38. Between November 2017 and March 2018, Interface employees caused Interface to produce documents in response to Commission investigative requests that were suggestive of contemporaneous support for journal entries that, in truth, did not exist at the time the entries were recorded. One of these employees also certified as contemporaneous business records certain documents that, in fact, had been modified after the investigation began. These shortcomings had the effect of impeding the staff's investigation.

39. When Interface learned of these issues, Interface promptly informed the Staff, conducted an internal review, took disciplinary and remedial measures, and reported its findings.

Sales of Interface Stock

40. Interface awarded restricted stock grants to certain executives and management under Interface's Omnibus Stock Incentive Plan. On July 30, 2015, Interface filed a Form S-8, registering an additional $4.9 million of shares at a maximum offering price per share of $23.46. The Form S-8 incorporated by reference all of Interface's subsequent annual and quarterly reports filed thereafter until termination of the offering, including Interface's 2015 Form 10-K and its 2015 and 2016 Forms 10-Q filed during the relevant period.
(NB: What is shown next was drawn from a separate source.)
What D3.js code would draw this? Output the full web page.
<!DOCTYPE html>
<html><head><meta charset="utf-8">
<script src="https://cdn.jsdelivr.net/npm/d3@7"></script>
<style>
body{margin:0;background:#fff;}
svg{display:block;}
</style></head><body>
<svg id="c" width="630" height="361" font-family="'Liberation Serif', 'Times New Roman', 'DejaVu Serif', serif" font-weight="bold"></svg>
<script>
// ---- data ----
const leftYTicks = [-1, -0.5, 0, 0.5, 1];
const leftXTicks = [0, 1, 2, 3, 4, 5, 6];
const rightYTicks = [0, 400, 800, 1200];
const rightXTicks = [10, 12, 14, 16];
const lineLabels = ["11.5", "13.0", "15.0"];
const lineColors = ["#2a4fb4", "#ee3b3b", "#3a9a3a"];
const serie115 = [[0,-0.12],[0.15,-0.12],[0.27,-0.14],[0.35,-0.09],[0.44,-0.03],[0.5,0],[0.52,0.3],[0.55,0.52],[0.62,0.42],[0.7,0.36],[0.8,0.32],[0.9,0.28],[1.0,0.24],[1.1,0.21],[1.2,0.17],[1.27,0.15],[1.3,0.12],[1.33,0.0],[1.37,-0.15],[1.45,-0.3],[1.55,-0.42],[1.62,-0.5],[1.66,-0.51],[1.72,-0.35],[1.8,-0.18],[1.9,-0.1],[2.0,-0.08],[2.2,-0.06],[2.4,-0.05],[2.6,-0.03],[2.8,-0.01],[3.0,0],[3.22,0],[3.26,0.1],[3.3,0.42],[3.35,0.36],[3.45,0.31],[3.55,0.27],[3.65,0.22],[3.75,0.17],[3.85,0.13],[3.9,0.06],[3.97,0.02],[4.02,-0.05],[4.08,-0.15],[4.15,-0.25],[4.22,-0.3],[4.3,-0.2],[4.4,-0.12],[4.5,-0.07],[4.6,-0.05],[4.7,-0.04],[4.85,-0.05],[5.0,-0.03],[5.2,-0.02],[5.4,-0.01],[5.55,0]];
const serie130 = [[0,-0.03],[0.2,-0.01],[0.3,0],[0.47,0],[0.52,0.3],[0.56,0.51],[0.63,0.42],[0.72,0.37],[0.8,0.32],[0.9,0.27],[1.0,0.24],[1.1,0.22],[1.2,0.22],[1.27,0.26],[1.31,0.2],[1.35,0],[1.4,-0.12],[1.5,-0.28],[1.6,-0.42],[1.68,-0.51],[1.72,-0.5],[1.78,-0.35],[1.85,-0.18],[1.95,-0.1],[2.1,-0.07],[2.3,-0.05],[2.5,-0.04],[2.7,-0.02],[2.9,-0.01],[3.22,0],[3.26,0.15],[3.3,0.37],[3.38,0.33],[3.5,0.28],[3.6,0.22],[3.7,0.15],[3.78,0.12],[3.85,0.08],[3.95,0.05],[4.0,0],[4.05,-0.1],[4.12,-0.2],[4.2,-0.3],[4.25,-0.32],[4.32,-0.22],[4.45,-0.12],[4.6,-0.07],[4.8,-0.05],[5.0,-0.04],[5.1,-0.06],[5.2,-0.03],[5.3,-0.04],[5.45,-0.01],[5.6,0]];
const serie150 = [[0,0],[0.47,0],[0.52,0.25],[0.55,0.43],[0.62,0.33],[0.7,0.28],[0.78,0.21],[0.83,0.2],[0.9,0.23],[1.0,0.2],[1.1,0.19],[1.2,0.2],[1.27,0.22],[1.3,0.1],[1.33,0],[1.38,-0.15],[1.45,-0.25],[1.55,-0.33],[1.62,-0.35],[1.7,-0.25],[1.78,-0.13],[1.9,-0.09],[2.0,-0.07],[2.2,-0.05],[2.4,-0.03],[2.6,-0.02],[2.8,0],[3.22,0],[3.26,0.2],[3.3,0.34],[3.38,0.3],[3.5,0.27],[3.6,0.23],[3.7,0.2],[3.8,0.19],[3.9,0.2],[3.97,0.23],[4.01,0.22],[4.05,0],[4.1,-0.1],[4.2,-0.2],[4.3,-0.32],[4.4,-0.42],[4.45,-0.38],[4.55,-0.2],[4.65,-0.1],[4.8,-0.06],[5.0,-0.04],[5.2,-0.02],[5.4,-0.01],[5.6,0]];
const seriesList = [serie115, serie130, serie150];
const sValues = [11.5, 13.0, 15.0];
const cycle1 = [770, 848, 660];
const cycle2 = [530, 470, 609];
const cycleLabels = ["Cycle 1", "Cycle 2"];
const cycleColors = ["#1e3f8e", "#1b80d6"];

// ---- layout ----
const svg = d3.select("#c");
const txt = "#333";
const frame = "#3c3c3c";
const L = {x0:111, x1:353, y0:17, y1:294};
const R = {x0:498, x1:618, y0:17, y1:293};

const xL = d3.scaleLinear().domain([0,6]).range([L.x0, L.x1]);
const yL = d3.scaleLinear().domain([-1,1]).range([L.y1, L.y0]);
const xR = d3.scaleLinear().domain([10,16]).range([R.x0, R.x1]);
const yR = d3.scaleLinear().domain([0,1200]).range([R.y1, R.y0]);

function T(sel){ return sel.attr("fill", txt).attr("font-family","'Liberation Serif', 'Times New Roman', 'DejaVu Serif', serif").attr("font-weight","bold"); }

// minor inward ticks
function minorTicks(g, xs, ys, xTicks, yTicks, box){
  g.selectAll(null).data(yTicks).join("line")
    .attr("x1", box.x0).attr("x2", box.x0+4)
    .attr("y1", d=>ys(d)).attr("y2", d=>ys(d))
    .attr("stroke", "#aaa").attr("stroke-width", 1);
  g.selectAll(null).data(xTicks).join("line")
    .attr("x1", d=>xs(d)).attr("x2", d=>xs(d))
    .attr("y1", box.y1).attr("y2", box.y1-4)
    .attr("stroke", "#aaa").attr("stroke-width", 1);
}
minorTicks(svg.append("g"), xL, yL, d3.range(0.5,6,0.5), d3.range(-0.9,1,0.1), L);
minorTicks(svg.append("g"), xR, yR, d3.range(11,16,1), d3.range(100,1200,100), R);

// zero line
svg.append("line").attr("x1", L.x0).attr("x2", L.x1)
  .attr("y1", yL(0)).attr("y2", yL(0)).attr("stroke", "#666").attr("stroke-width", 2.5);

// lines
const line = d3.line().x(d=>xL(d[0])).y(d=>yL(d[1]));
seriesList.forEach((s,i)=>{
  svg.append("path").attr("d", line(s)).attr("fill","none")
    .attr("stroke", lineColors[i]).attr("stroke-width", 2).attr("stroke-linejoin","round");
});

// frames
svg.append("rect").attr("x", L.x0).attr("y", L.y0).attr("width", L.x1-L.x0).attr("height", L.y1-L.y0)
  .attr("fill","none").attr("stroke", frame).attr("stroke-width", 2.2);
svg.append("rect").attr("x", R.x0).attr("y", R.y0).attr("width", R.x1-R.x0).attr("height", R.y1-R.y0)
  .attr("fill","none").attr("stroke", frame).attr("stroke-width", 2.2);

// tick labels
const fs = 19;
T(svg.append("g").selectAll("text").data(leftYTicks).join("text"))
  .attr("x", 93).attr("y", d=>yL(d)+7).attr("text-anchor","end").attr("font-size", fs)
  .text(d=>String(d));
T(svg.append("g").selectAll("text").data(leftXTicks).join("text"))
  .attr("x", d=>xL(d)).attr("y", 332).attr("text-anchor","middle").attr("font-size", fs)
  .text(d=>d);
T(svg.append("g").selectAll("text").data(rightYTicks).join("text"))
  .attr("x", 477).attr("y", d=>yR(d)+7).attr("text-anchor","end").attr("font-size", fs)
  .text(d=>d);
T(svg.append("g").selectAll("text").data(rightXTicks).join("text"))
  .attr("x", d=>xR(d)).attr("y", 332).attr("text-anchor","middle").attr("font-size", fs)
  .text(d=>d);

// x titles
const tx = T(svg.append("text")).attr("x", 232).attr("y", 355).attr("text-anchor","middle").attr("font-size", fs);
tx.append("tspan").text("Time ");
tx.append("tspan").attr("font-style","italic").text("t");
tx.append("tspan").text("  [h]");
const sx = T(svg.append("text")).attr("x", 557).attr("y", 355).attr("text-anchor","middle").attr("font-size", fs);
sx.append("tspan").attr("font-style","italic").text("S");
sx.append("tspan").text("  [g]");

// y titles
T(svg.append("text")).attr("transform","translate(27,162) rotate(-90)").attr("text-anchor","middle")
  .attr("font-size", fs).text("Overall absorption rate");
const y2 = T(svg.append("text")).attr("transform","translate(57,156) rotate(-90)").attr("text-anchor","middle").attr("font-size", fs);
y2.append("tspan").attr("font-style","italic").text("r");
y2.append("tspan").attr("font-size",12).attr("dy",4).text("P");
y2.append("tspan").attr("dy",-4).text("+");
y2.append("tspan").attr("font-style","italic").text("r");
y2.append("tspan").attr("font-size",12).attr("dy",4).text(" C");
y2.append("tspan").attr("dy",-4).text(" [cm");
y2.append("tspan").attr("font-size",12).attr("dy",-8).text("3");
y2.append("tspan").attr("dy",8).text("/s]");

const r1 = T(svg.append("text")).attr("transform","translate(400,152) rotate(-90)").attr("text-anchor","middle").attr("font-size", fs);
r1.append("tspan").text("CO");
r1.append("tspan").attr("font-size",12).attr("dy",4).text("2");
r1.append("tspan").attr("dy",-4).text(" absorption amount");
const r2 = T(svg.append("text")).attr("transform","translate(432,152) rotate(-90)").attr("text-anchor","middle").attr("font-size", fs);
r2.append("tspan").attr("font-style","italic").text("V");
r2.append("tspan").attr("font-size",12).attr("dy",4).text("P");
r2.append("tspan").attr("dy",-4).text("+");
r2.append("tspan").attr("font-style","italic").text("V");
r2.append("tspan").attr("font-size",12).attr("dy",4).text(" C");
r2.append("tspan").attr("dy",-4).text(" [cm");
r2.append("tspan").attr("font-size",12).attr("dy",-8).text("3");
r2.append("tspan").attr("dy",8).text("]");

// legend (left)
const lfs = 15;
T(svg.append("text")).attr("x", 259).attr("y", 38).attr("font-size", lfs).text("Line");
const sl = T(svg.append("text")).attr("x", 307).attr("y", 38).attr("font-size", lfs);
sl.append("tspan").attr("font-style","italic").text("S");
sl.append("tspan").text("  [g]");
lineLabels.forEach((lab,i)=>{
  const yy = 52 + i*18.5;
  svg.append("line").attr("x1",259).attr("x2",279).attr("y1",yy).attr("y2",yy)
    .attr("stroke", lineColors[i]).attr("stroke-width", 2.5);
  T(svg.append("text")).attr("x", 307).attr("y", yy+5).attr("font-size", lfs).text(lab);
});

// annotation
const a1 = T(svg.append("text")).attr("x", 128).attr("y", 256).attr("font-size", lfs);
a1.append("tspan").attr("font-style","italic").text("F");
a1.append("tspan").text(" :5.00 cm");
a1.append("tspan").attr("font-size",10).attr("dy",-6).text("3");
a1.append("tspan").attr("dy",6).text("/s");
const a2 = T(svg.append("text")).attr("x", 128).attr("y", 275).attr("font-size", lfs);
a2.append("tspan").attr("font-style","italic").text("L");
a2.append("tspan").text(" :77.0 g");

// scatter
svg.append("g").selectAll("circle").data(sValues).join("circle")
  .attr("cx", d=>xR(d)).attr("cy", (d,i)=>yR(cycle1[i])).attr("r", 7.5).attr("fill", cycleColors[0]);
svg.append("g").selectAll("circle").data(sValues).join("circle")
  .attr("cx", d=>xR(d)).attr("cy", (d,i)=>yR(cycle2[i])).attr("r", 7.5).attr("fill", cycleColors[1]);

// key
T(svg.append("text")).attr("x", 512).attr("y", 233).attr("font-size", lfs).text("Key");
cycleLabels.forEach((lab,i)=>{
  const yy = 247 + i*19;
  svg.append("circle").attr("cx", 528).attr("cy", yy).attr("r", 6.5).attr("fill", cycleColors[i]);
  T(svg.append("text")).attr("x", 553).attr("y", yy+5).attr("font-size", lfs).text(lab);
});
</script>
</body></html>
41. Lynch received Interface stock under the Omnibus Stock Incentive Plan and, pursuant to a 10b5-1 plan executed on March 14, 2016, sold a total of 7,500 shares for proceeds of $134,861 between March 18, 2016, and July 28, 2016.

42. Bauer also received Interface stock under the Omnibus Stock Incentive Plan. On March 10, 2016, he sold 8,270 shares of Interface stock for total proceeds of $138,283.
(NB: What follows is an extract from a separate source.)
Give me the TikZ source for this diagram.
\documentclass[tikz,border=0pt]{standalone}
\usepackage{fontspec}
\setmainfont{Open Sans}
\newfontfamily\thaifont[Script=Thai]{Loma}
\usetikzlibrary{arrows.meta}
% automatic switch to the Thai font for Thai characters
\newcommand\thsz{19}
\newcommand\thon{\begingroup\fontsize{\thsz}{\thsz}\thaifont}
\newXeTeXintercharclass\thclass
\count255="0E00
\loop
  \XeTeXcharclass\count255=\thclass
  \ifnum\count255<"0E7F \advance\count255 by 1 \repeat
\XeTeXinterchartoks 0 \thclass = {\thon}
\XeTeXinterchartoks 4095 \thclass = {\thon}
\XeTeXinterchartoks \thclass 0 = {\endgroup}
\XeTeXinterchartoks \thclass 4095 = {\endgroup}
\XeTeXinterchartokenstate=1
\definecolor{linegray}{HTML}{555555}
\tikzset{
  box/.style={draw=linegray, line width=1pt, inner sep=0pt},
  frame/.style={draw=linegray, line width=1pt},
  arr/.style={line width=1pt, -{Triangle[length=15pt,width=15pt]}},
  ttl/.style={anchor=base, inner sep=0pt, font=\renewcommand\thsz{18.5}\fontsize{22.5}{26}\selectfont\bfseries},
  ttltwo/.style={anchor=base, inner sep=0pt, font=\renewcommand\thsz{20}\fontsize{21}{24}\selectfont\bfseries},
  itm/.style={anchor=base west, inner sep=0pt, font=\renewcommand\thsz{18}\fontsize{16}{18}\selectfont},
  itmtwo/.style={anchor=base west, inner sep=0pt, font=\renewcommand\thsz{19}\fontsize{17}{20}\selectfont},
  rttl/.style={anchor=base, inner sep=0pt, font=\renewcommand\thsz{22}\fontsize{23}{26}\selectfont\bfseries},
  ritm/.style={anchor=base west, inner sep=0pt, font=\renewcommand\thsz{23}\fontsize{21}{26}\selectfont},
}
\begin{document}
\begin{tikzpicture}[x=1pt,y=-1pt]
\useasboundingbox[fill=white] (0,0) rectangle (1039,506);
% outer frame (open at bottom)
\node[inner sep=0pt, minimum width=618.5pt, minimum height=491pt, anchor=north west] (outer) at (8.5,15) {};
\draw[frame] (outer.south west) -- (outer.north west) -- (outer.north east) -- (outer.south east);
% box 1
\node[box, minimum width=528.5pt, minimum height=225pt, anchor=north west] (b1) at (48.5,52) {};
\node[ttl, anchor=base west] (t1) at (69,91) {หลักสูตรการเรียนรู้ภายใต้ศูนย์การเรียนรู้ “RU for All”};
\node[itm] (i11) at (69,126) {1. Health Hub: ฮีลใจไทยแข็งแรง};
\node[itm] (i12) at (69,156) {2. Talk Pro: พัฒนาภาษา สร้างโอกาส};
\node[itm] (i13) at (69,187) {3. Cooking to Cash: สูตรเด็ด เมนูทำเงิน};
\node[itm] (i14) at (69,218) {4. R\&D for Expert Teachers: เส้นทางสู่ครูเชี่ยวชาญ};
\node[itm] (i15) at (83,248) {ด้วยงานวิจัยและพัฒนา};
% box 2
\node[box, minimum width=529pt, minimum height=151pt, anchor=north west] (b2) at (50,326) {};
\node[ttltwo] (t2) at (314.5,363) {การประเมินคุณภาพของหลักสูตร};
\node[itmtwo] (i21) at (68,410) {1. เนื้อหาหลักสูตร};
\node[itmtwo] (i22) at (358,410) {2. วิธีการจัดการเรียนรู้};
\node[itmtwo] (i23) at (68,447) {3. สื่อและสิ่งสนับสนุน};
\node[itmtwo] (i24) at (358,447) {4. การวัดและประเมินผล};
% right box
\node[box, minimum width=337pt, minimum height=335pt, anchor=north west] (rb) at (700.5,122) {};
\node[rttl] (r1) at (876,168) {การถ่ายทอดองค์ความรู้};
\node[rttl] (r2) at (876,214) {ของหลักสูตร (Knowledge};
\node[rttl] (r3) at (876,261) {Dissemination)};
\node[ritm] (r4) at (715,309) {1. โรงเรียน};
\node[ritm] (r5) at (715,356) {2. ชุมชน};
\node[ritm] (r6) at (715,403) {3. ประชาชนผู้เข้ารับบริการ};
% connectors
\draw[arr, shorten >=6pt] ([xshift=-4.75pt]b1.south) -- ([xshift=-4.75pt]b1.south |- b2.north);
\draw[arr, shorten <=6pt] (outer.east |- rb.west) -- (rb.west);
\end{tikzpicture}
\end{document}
The complete text of the document is available at: https://www.sec.gov/litigation/admin/2020/33-10854.pdf

* * *

Footnotes:

1/ Section 4C provides, in relevant part, that:

The Commission may censure any person, or deny, temporarily or permanently, to any person the privilege of appearing or practicing before the Commission in any way, if that person is found . . . (1) not to possess the requisite qualifications to represent others; (2) to be lacking in character or integrity, or to have engaged in unethical or improper professional conduct; or (3) to have willfully violated, or willfully aided and abetted the violation of, any provision of the securities laws or the rules and regulations issued thereunder.

2/ Rule 102(e)(1)(iii) provides, in pertinent part, that:

The Commission may . . . deny, temporarily or permanently, the privilege of appearing or practicing before it . . . to any person who is found ... to have willfully violated, or willfully aided and abetted the violation of any provision of the Federal securities laws or the rules and regulations thereunder.

3/ The findings herein are made pursuant to Respondents' Offers of Settlement and are not binding on any other person or entity in this or any other proceeding.